** Task statement **
Reproduce exactly, and only, the lines of the material below running from the line bearing "What seaborn and" through the line bearing "5266, 5274, 5284, 5294, 5302, 5308, 5313, 5317, 5321]". Leave any pictures out.
-- BEGIN Exercise input --
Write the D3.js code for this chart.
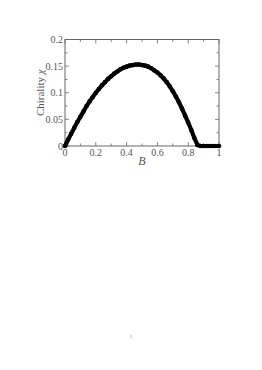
<!DOCTYPE html>
<html>
<head>
<meta charset="utf-8">
<script src="https://cdn.jsdelivr.net/npm/d3@7"></script>
<style>
  body { margin: 0; background: #fff; }
  text { font-family: "Liberation Serif", "DejaVu Serif", serif; fill: #555; }
</style>
</head>
<body>
<div id="chart"></div>
<script>
var bValues = [0, 0.02, 0.04, 0.06, 0.08, 0.10, 0.12, 0.14, 0.16, 0.18,
               0.20, 0.22, 0.24, 0.26, 0.28, 0.30, 0.32, 0.34, 0.36, 0.38,
               0.40, 0.42, 0.44, 0.46, 0.48, 0.50, 0.52, 0.54, 0.56, 0.58,
               0.60, 0.62, 0.64, 0.66, 0.68, 0.70, 0.72, 0.74, 0.76, 0.78,
               0.80, 0.82, 0.84, 0.86, 0.88, 0.90, 0.92, 0.94, 0.96, 0.98, 1.0];
var chirality = [0, 0.012, 0.023, 0.034, 0.045, 0.055, 0.065, 0.075, 0.084, 0.092,
                 0.100, 0.107, 0.114, 0.120, 0.126, 0.131, 0.136, 0.140, 0.144, 0.147,
                 0.149, 0.151, 0.152, 0.153, 0.153, 0.152, 0.151, 0.149, 0.146, 0.142,
                 0.138, 0.133, 0.127, 0.120, 0.112, 0.103, 0.093, 0.082, 0.070, 0.057,
                 0.044, 0.030, 0.015, 0.002, 0, 0, 0, 0, 0, 0, 0];
var xTicks = [0, 0.2, 0.4, 0.6, 0.8, 1];
var xTickLabels = ["0", "0.2", "0.4", "0.6", "0.8", "1"];
var yTicks = [0, 0.05, 0.1, 0.15, 0.2];
var yTickLabels = ["0", "0.05", "0.1", "0.15", "0.2"];

function main() {
    var width = 262, height = 370;
    var left = 65, right = 219, top = 39.5, bottom = 146;
    var svg = d3.select("#chart").append("svg")
                .attr("width", width).attr("height", height);

    var x = d3.scaleLinear().domain([0, 1]).range([left, right]);
    var y = d3.scaleLinear().domain([0, 0.2]).range([bottom, top]);
    var axisColor = "#666";

    // frame
    svg.append("rect").attr("x", left).attr("y", top)
       .attr("width", right - left).attr("height", bottom - top)
       .attr("fill", "none").attr("stroke", axisColor).attr("stroke-width", 1);

    // ticks pointing inward (major + minor)
    var xMinor = d3.range(0, 1.0001, 0.1);
    var yMinor = d3.range(0, 0.2001, 0.025);
    var tg = svg.append("g").attr("stroke", axisColor).attr("stroke-width", 0.8);
    xMinor.forEach(function(v, i) {
        var len = (i % 2 === 0) ? 4 : 2.5;
        tg.append("line").attr("x1", x(v)).attr("x2", x(v)).attr("y1", bottom).attr("y2", bottom - len);
        tg.append("line").attr("x1", x(v)).attr("x2", x(v)).attr("y1", top).attr("y2", top + len);
    });
    yMinor.forEach(function(v, i) {
        var len = (i % 2 === 0) ? 4 : 2.5;
        tg.append("line").attr("x1", left).attr("x2", left + len).attr("y1", y(v)).attr("y2", y(v));
        tg.append("line").attr("x1", right).attr("x2", right - len).attr("y1", y(v)).attr("y2", y(v));
    });

    // tick labels
    svg.append("g").selectAll("text").data(xTicks).enter().append("text")
       .attr("x", function(d) { return x(d); }).attr("y", bottom + 10)
       .attr("text-anchor", "middle").attr("font-size", 10)
       .text(function(d, i) { return xTickLabels[i]; });
    svg.append("g").selectAll("text").data(yTicks).enter().append("text")
       .attr("x", left - 2).attr("y", function(d) { return y(d) + 3.5; })
       .attr("text-anchor", "end").attr("font-size", 10)
       .text(function(d, i) { return yTickLabels[i]; });

    // axis titles
    svg.append("text").attr("x", x(0.5)).attr("y", bottom + 19)
       .attr("text-anchor", "middle").attr("font-size", 12).attr("font-style", "italic")
       .text("B");
    var yl = svg.append("text").attr("transform", "translate(44," + ((top + bottom) / 2) + ") rotate(-90)")
       .attr("text-anchor", "middle").attr("font-size", 11);
    yl.append("tspan").text("Chirality ");
    yl.append("tspan").attr("font-style", "italic").text("χ");

    // data
    var pts = bValues.map(function(b, i) { return [b, chirality[i]]; });
    var line = d3.line().x(function(d) { return x(d[0]); }).y(function(d) { return y(d[1]); });
    svg.append("path").datum(pts).attr("d", line)
       .attr("fill", "none").attr("stroke", "#000").attr("stroke-width", 4.2)
       .attr("stroke-linejoin", "round");
    svg.append("g").selectAll("circle").data(pts).enter().append("circle")
       .attr("cx", function(d) { return x(d[0]); }).attr("cy", function(d) { return y(d[1]); })
       .attr("r", 2.3).attr("fill", "#000");

    // tiny page number
    svg.append("text").attr("x", 131).attr("y", 338).attr("text-anchor", "middle")
       .attr("font-size", 4).text("1");
}
main();
</script>
</body>
</html>
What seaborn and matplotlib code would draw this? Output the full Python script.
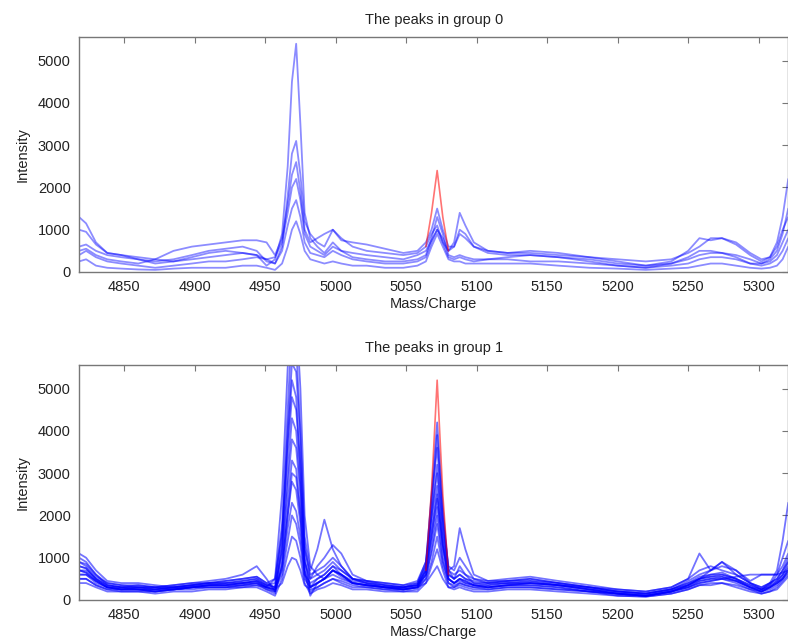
import numpy as np
import pandas as pd
import matplotlib
matplotlib.use("Agg")
import matplotlib.pyplot as plt
import seaborn as sns

# ---------------- data ----------------
MZ = [4818, 4823, 4830, 4838, 4848, 4860, 4872, 4885, 4898, 4910,
      4922, 4934, 4944, 4951, 4957, 4962, 4966, 4969, 4972, 4975,
      4978, 4982, 4987, 4992, 4998, 5004, 5012, 5022, 5035, 5048,
      5058, 5064, 5068, 5072, 5076, 5080, 5084, 5088, 5092, 5098,
      5108, 5122, 5138, 5158, 5180, 5200, 5220, 5238, 5250, 5258,
      5266, 5274, 5284, 5294, 5302, 5308, 5313, 5317, 5321]

# group 0 spectra
g0_a = [1300, 1150, 700, 450, 400, 350, 300, 250, 300, 350,
        400, 450, 400, 150, 300, 900, 2500, 4500, 5400, 3500,
        1400, 800, 600, 450, 700, 500, 350, 300, 250, 250,
        300, 400, 800, 1300, 900, 400, 350, 400, 350, 300,
        300, 300, 250, 250, 200, 150, 100, 200, 350, 500,
        500, 450, 350, 200, 200, 300, 500, 900, 1500]
g0_b = [1000, 950, 650, 450, 400, 300, 250, 300, 400, 500,
        550, 600, 500, 250, 200, 600, 1800, 2800, 3100, 2300,
        1200, 900, 700, 600, 1000, 800, 600, 500, 450, 400,
        450, 600, 900, 1100, 700, 500, 700, 1400, 1100, 700,
        500, 450, 500, 450, 350, 250, 150, 250, 500, 800,
        750, 800, 650, 400, 250, 350, 700, 1300, 2200]
g0_c = [500, 550, 400, 300, 250, 200, 300, 500, 600, 650,
        700, 750, 750, 700, 400, 800, 1600, 2300, 2600, 1900,
        1000, 700, 800, 900, 1000, 750, 700, 650, 550, 450,
        500, 700, 1000, 1500, 1000, 600, 600, 900, 800, 600,
        500, 450, 450, 400, 350, 300, 250, 300, 450, 600,
        800, 800, 700, 450, 300, 350, 600, 1000, 1300]
g0_d = [400, 500, 350, 250, 200, 150, 100, 150, 200, 250,
        250, 300, 350, 300, 200, 500, 1100, 1500, 1700, 1300,
        700, 450, 400, 350, 500, 400, 300, 250, 200, 200,
        250, 350, 700, 1000, 700, 350, 300, 350, 300, 250,
        300, 350, 400, 350, 250, 150, 100, 150, 200, 300,
        350, 350, 300, 200, 150, 200, 300, 500, 800]
g0_e = [250, 300, 150, 100, 80, 60, 50, 80, 100, 100,
        100, 150, 150, 100, 50, 200, 600, 1000, 1200, 900,
        500, 300, 250, 200, 250, 200, 150, 150, 100, 100,
        150, 250, 600, 900, 600, 300, 250, 250, 200, 200,
        200, 200, 200, 150, 100, 80, 50, 80, 100, 150,
        200, 200, 150, 100, 80, 100, 150, 300, 600]
g0_f = [600, 650, 500, 400, 350, 300, 200, 250, 350, 450,
        500, 450, 400, 300, 350, 700, 1400, 2000, 2200, 1700,
        900, 600, 500, 400, 600, 500, 450, 400, 350, 300,
        400, 500, 750, 1000, 800, 500, 600, 1000, 900, 600,
        450, 400, 400, 350, 300, 200, 150, 200, 300, 400,
        450, 450, 400, 300, 200, 250, 400, 700, 1000]

# group 1 spectra
g1_01 = [1000, 900, 600, 350, 300, 350, 300, 250, 300, 350,
         350, 400, 450, 300, 500, 2500, 5500, 7000, 6800, 5000,
         2000, 800, 600, 500, 700, 600, 450, 400, 350, 300,
         400, 800, 2500, 4200, 2200, 700, 500, 600, 500, 450,
         400, 400, 450, 350, 300, 200, 150, 250, 400, 500,
         600, 650, 500, 350, 250, 350, 600, 1000, 1400]
g1_02 = [800, 750, 500, 300, 250, 300, 250, 300, 350, 400,
         400, 450, 500, 350, 400, 1800, 4500, 6500, 6000, 4000,
         1500, 700, 1200, 1900, 1200, 800, 500, 400, 350, 300,
         350, 700, 2200, 3900, 2000, 700, 800, 1700, 1200, 600,
         450, 450, 500, 400, 300, 250, 200, 300, 500, 1100,
         700, 900, 600, 400, 300, 400, 500, 700, 900]
g1_03 = [900, 800, 550, 400, 350, 300, 300, 350, 400, 400,
         450, 500, 550, 400, 300, 1500, 4000, 5600, 5400, 3800,
         1300, 500, 800, 1000, 1300, 1100, 600, 450, 400, 350,
         400, 900, 2400, 3600, 1900, 800, 700, 1000, 800, 500,
         400, 450, 500, 400, 300, 200, 150, 250, 450, 600,
         700, 800, 700, 450, 600, 600, 600, 800, 1100]
g1_04 = [700, 650, 450, 300, 300, 250, 250, 300, 300, 350,
         350, 400, 400, 250, 200, 1300, 3800, 5200, 4800, 3000,
         1000, 300, 500, 600, 800, 700, 500, 400, 300, 300,
         350, 800, 2000, 3200, 1700, 600, 500, 800, 600, 400,
         350, 400, 400, 350, 250, 150, 100, 200, 350, 500,
         550, 600, 500, 300, 200, 300, 450, 600, 800]
g1_05 = [1100, 1000, 700, 450, 400, 400, 350, 300, 350, 400,
         450, 500, 550, 400, 500, 1600, 3500, 4800, 4500, 3200,
         1200, 600, 700, 800, 1000, 800, 500, 450, 400, 350,
         450, 900, 2000, 3000, 1600, 700, 600, 700, 600, 500,
         450, 500, 550, 450, 350, 250, 200, 300, 500, 700,
         800, 700, 600, 400, 300, 400, 500, 700, 1000]
g1_06 = [600, 600, 450, 300, 250, 250, 200, 250, 300, 300,
         300, 350, 400, 300, 250, 1200, 3000, 4300, 4000, 2700,
         900, 300, 400, 500, 700, 600, 400, 350, 300, 250,
         300, 700, 1800, 2700, 1400, 500, 400, 500, 450, 350,
         300, 350, 350, 300, 200, 150, 100, 200, 300, 400,
         450, 500, 400, 250, 200, 250, 350, 500, 700]
g1_07 = [900, 850, 600, 400, 350, 350, 300, 300, 350, 400,
         400, 450, 500, 350, 300, 1100, 2700, 3800, 3600, 2500,
         900, 500, 600, 700, 900, 700, 500, 450, 350, 300,
         350, 700, 1600, 2400, 1300, 600, 500, 600, 500, 400,
         400, 450, 450, 400, 300, 200, 150, 250, 400, 550,
         600, 600, 500, 350, 250, 350, 450, 600, 900]
g1_08 = [700, 700, 500, 350, 300, 300, 300, 350, 400, 450,
         500, 600, 800, 500, 200, 900, 2300, 3300, 3100, 2100,
         700, 100, 400, 500, 600, 500, 400, 350, 300, 250,
         300, 600, 1400, 2200, 1200, 500, 400, 500, 400, 350,
         300, 350, 400, 350, 250, 150, 100, 200, 350, 450,
         500, 550, 450, 300, 200, 300, 400, 550, 750]
g1_09 = [500, 500, 350, 250, 200, 200, 200, 250, 250, 300,
         300, 300, 350, 250, 150, 800, 2000, 2800, 2600, 1800,
         600, 200, 300, 400, 500, 400, 300, 300, 250, 200,
         250, 500, 1200, 2000, 1000, 400, 300, 400, 350, 300,
         250, 300, 300, 250, 200, 100, 80, 150, 250, 350,
         400, 400, 350, 250, 150, 200, 300, 450, 600]
g1_10 = [800, 750, 500, 350, 300, 300, 250, 300, 350, 350,
         400, 400, 450, 350, 300, 700, 1700, 2300, 2100, 1500,
         600, 400, 500, 600, 800, 600, 400, 350, 300, 300,
         350, 600, 1100, 1800, 900, 500, 400, 450, 400, 350,
         350, 400, 400, 350, 250, 200, 150, 250, 350, 500,
         550, 550, 450, 300, 200, 300, 400, 500, 700]
g1_11 = [600, 600, 400, 300, 250, 250, 250, 250, 300, 350,
         350, 350, 400, 300, 250, 600, 1400, 2000, 1800, 1300,
         500, 300, 400, 500, 700, 600, 400, 350, 300, 250,
         300, 500, 900, 1500, 800, 400, 350, 400, 350, 300,
         300, 350, 350, 300, 200, 150, 100, 200, 350, 500,
         700, 900, 700, 400, 250, 300, 400, 500, 650]
g1_12 = [400, 400, 300, 200, 200, 200, 150, 200, 200, 250,
         250, 300, 300, 200, 100, 500, 1100, 1500, 1400, 1000,
         400, 150, 250, 300, 400, 350, 250, 250, 200, 200,
         200, 400, 800, 1200, 700, 300, 250, 300, 250, 200,
         200, 250, 250, 200, 150, 100, 80, 150, 250, 350,
         350, 400, 300, 200, 150, 200, 250, 400, 550]
g1_13 = [500, 500, 350, 250, 250, 250, 200, 250, 300, 300,
         300, 350, 350, 300, 250, 400, 800, 1000, 950, 700,
         350, 250, 300, 400, 500, 450, 350, 300, 250, 250,
         300, 400, 600, 800, 500, 300, 300, 350, 300, 250,
         250, 300, 300, 250, 200, 150, 100, 200, 300, 400,
         450, 500, 550, 600, 600, 600, 600, 650, 700]
g1_14 = [700, 650, 450, 300, 250, 250, 200, 250, 300, 350,
         350, 400, 450, 300, 200, 800, 2000, 3000, 2900, 2000,
         700, 300, 400, 500, 700, 550, 400, 350, 300, 250,
         300, 600, 1500, 2500, 1300, 500, 400, 500, 450, 350,
         300, 350, 400, 350, 250, 150, 100, 200, 300, 450,
         500, 500, 450, 300, 250, 400, 700, 1400, 2300]

# highlighted (red) peak region
RED_MZ = [5064, 5068, 5072, 5076, 5080]
red_g0 = [600, 1400, 2400, 1300, 500]
red_g1 = [700, 2600, 5200, 2500, 600]

group0 = {"a": g0_a, "b": g0_b, "c": g0_c, "d": g0_d, "e": g0_e, "f": g0_f}
group1 = {"01": g1_01, "02": g1_02, "03": g1_03, "04": g1_04, "05": g1_05,
          "06": g1_06, "07": g1_07, "08": g1_08, "09": g1_09, "10": g1_10,
          "11": g1_11, "12": g1_12, "13": g1_13, "14": g1_14}

TITLES = ["The peaks in group 0", "The peaks in group 1"]
XTICKS = [4850, 4900, 4950, 5000, 5050, 5100, 5150, 5200, 5250, 5300]
YTICKS = [0, 1000, 2000, 3000, 4000, 5000]


def to_long(group):
    frames = []
    for name, vals in group.items():
        frames.append(pd.DataFrame({"mz": MZ, "intensity": vals, "spectrum": name}))
    return pd.concat(frames, ignore_index=True)


sns.set_style("white")
plt.rcParams["font.family"] = ["Liberation Sans", "DejaVu Sans"]

fig = plt.figure(figsize=(7.88, 6.43), dpi=100)
ax0 = fig.add_axes([0.1003, 0.577, 0.9, 0.3655])
ax1 = fig.add_axes([0.1003, 0.0669, 0.9, 0.3655])

for ax, group, red, title, alpha in [(ax0, group0, red_g0, TITLES[0], 0.45),
                                     (ax1, group1, red_g1, TITLES[1], 0.55)]:
    df = to_long(group)
    sns.lineplot(data=df, x="mz", y="intensity", units="spectrum",
                 estimator=None, color="blue", alpha=alpha, lw=1.3,
                 ax=ax, legend=False)
    sns.lineplot(x=RED_MZ, y=red, color="red", alpha=0.55, lw=1.2, ax=ax)
    ax.set_xlim(4818, 5321)
    ax.set_ylim(0, 5560)
    ax.set_xticks(XTICKS)
    ax.set_yticks(YTICKS)
    ax.tick_params(direction="in", top=True, right=True, length=4,
                   width=0.8, colors="#777777", labelcolor="#222222",
                   labelsize=10.5, pad=6)
    for s in ax.spines.values():
        s.set_color("#777777")
        s.set_linewidth(1.0)
    ax.set_title(title, fontsize=10.5, color="#222222", pad=9)
    ax.set_xlabel("Mass/Charge", fontsize=10.5, color="#222222", labelpad=2)
    ax.set_ylabel("Intensity", fontsize=10.5, color="#222222", labelpad=6)

fig.savefig("out.png", dpi=100)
-- END Exercise input --
** Answer to the exercise **
What seaborn and matplotlib code would draw this? Output the full Python script.
import numpy as np
import pandas as pd
import matplotlib
matplotlib.use("Agg")
import matplotlib.pyplot as plt
import seaborn as sns

# ---------------- data ----------------
MZ = [4818, 4823, 4830, 4838, 4848, 4860, 4872, 4885, 4898, 4910,
      4922, 4934, 4944, 4951, 4957, 4962, 4966, 4969, 4972, 4975,
      4978, 4982, 4987, 4992, 4998, 5004, 5012, 5022, 5035, 5048,
      5058, 5064, 5068, 5072, 5076, 5080, 5084, 5088, 5092, 5098,
      5108, 5122, 5138, 5158, 5180, 5200, 5220, 5238, 5250, 5258,
      5266, 5274, 5284, 5294, 5302, 5308, 5313, 5317, 5321]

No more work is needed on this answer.